Detail of:
Lance and I would walk along the dune. He suggested not to visit in summer when the tempertaure reaches fifty-degrees. I took the negative out of my pocket and let the sun burn it into the paper.
Unfixed lumen print on resin paper, 6x6 cm.
The time it takes to cast a shadow, PhD exibition, Sight Eight Gallery Melbourne, February 2025.






the time it takes to cast a shadow
2025
The time it takes to cast a shadow is an ongoing body of work created on and surrounding the landscape of Lake Mungo, on the traditional lands of the Mutthi Mutthi, Ngyiampaa and Barkindji communities. The work consists of a series of lumen prints that record my return to and engagement
with past photographic negatives in the landscape. By developing these
negatives on site, the series reflects
an evolving relationship with this landscape. This process is further guided by my approach to visualising my own
unfixed, unsettled and shifting understandings of Lake Mungo over time.
This process of
“unsettling” settler-colonial visual discourses remains incomplete and necessarily
provisional.

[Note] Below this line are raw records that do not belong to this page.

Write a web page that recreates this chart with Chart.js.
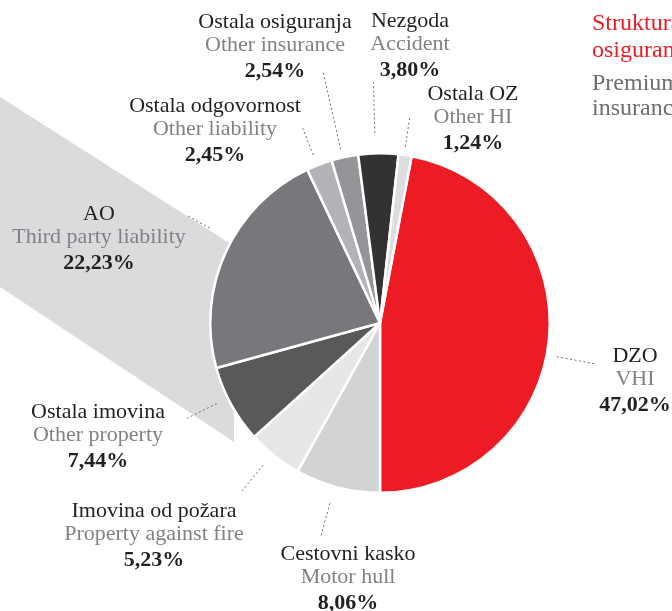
<!DOCTYPE html>
<html><head><meta charset="utf-8">
<script src="https://cdn.jsdelivr.net/npm/chart.js@4/dist/chart.umd.min.js"></script>
<style>html,body{margin:0;padding:0;background:#fff;overflow:hidden}#wrap{width:672px;height:611px;position:relative}</style>
</head><body><div id="wrap"><canvas id="c" width="672" height="611"></canvas></div>
<script>
// ---- data ----
const categoriesHr = ['DZO','Cestovni kasko','Imovina od požara','Ostala imovina','AO','Ostala odgovornost','Ostala osiguranja','Nezgoda','Ostala OZ'];
const categoriesEn = ['VHI','Motor hull','Property against fire','Other property','Third party liability','Other liability','Other insurance','Accident','Other HI'];
const shares = [47.02, 8.06, 5.23, 7.44, 22.23, 2.45, 2.54, 3.80, 1.24];
const titleHr = ['Struktura premije neživotnih', 'osiguranja'];
const titleEn = ['Premium structure of non-life', 'insurance'];

// ---- styles / annotation layout ----
const sliceColors = ['#ED1C24','#D1D3D4','#E6E7E8','#58595B','#77787B','#B1B3B6','#939598','#333132','#DCDDDE'];
const labelLayout = [
  {x:635, y:362, rIn:180, rOut:219, dAng:5.4},
  {x:348, y:560, rIn:187, rOut:221, dAng:1},
  {x:154, y:517, rIn:184, rOut:219, dAng:1},
  {x:98,  y:418, rIn:182, rOut:215, dAng:2.5},
  {x:99,  y:220, rIn:195, rOut:222, dAng:4.5},
  {x:215, y:112, rIn:181, rOut:210, dAng:-0.7},
  {x:275, y:28,  rIn:178, rOut:257, dAng:-0.8},
  {x:410, y:27,  rIn:190, rOut:241, dAng:-1},
  {x:473, y:100, rIn:178, rOut:208, dAng:-0.3}
];
const FONT = '"Liberation Serif", "Times New Roman", serif';

const fmtPct = v => v.toFixed(2).replace('.', ',') + '%';
const total = shares.reduce((a,b)=>a+b,0);

const decor = {
  id: 'decor',
  beforeDatasetsDraw(chart) {
    const ctx = chart.ctx;
    const a = chart.getDatasetMeta(0).data[0];
    const cx = a.x, cy = a.y;
    ctx.save();
    ctx.fillStyle = '#DADBDC';
    ctx.beginPath();
    ctx.moveTo(0, cy - 226);
    ctx.lineTo(cx - 146, cy - 77);
    ctx.lineTo(cx - 146, cy + 119);
    ctx.lineTo(0, cy - 36);
    ctx.closePath();
    ctx.fill();
    ctx.restore();
  },
  afterDatasetsDraw(chart) {
    const ctx = chart.ctx;
    const meta = chart.getDatasetMeta(0);
    ctx.save();
    meta.data.forEach((a, i) => {
      const L = labelLayout[i];
      const mid = (a.startAngle + a.endAngle) / 2 + L.dAng * Math.PI / 180;
      ctx.strokeStyle = '#6D6E71';
      ctx.lineWidth = 1;
      ctx.setLineDash([2, 2.5]);
      ctx.beginPath();
      ctx.moveTo(a.x + Math.cos(mid) * L.rIn, a.y + Math.sin(mid) * L.rIn);
      ctx.lineTo(a.x + Math.cos(mid) * L.rOut, a.y + Math.sin(mid) * L.rOut);
      ctx.stroke();
      ctx.setLineDash([]);
      ctx.textAlign = 'center';
      ctx.textBaseline = 'alphabetic';
      ctx.font = '22px ' + FONT;
      ctx.fillStyle = '#231F20';
      ctx.fillText(categoriesHr[i], L.x, L.y);
      ctx.fillStyle = '#808285';
      ctx.fillText(categoriesEn[i], L.x, L.y + 23);
      ctx.font = 'bold 22px ' + FONT;
      ctx.fillStyle = '#231F20';
      ctx.fillText(fmtPct(shares[i]), L.x, L.y + 49);
    });
    // title (top right)
    ctx.textAlign = 'left';
    ctx.font = '24px ' + FONT;
    ctx.fillStyle = '#ED1C24';
    ctx.fillText(titleHr[0], 592, 30);
    ctx.fillText(titleHr[1], 592, 57);
    ctx.fillStyle = '#6D6E71';
    ctx.fillText(titleEn[0], 592, 90);
    ctx.fillText(titleEn[1], 592, 115);
    ctx.restore();
  }
};

new Chart(document.getElementById('c'), {
  type: 'pie',
  data: {
    labels: categoriesHr,
    datasets: [{
      data: shares,
      backgroundColor: sliceColors,
      borderColor: '#FFFFFF',
      borderWidth: 2.5
    }]
  },
  options: {
    responsive: false,
    animation: false,
    rotation: 180 - shares[0] / total * 360,
    layout: { padding: { left: 209, right: 121, top: 152, bottom: 117 } },
    plugins: { legend: { display: false }, tooltip: { enabled: false }, title: { display: false } }
  },
  plugins: [decor]
});
</script>
</body></html>
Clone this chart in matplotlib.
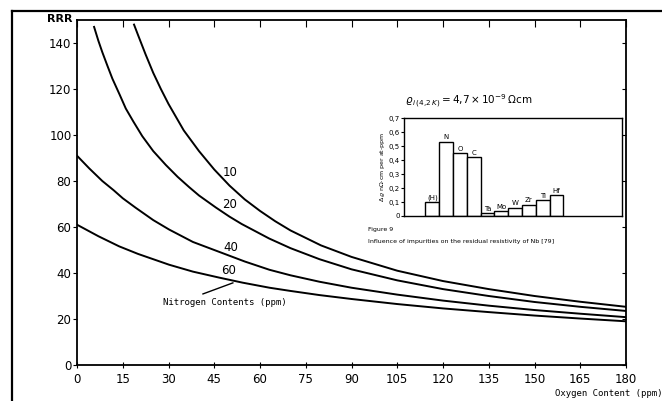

However, I hope it offers a generative space for re-imagining landscape
practices that are more attuned to histories of dispossession and, crucially, to the
ongoing presence and resilience of Aboriginal and Torres Strait Islander communities.
In other words, I hope my work represents a modest contribution toward fostering a
more critical and ethical engagement with landscape—one that acknowledges its
layered histories, resists colonial erasures, and envisions alternative possibilities for
settler-colonial relationships to and photographic representations of Australian
landscapes.

Installation view Encounters in a Dark Room, First Site Gallery for Photo2022 Festival, Melbourne. Image credit: Keelan O’Hehir.

Encounters in a Dark Room
2023
Archival inkjet prints, plywood board, Vantablack paint, dimensions variable.
Dark Room Encounters was a collaborative installation with Kieran Begely (NZ) and Lesley Turnbull (SCT) that was shown as part of Photo22 International Photography Exhibition held in Melbourne at First Site Gallery.
Exhibited as part of Photo2022 Festival, Melbourne. Supported by the City of Melbourne Creative Grants.







Black Holes
2020-21
Drawing from North American writer and photography theorist Nicholas Mirzoeff’s concept of the ‘colonial gaze,’ Black Holes is a series of works exploring the settler-colonial gaze as a pervasive
framework that has shaped the Australian landscape as a blank space
or a site of absence—an imagined void to be filled with settler-colonial narratives and
possession.
This work explores how the mechanisms of the settler-colonial gaze could be registered and made visible within
my photographs. Central to this exploration was the development of a “black hole” motif
which serves as both a visual and metaphorical device, visualising the voids and blind
spots created within settler-colonial landscape narratives.


Exhibitions:
Aesthetica Art Prize (Finalist), York Gallery of Art, UK
Critical Limit, Richmond Town Hall Gallery, Melbourne

Our Land, Our Lens
2022-ongoing
Our Land, Our Lens is an arts-education program in collaboration with
Larrakia curator and photographer Nina Fitzgerald in 2022. This program facilitates
film photography workshops for young people in remote communities across the
Northern Territory. By fostering a deeper understanding of Indigenous perspectives
through photographic practices, this initiative builds on the decolonisation of
photography, encouraging more inclusive and culturally reflective ways of engaging
with image-making.
The workshops are supported local governments and charities including The Smith Family.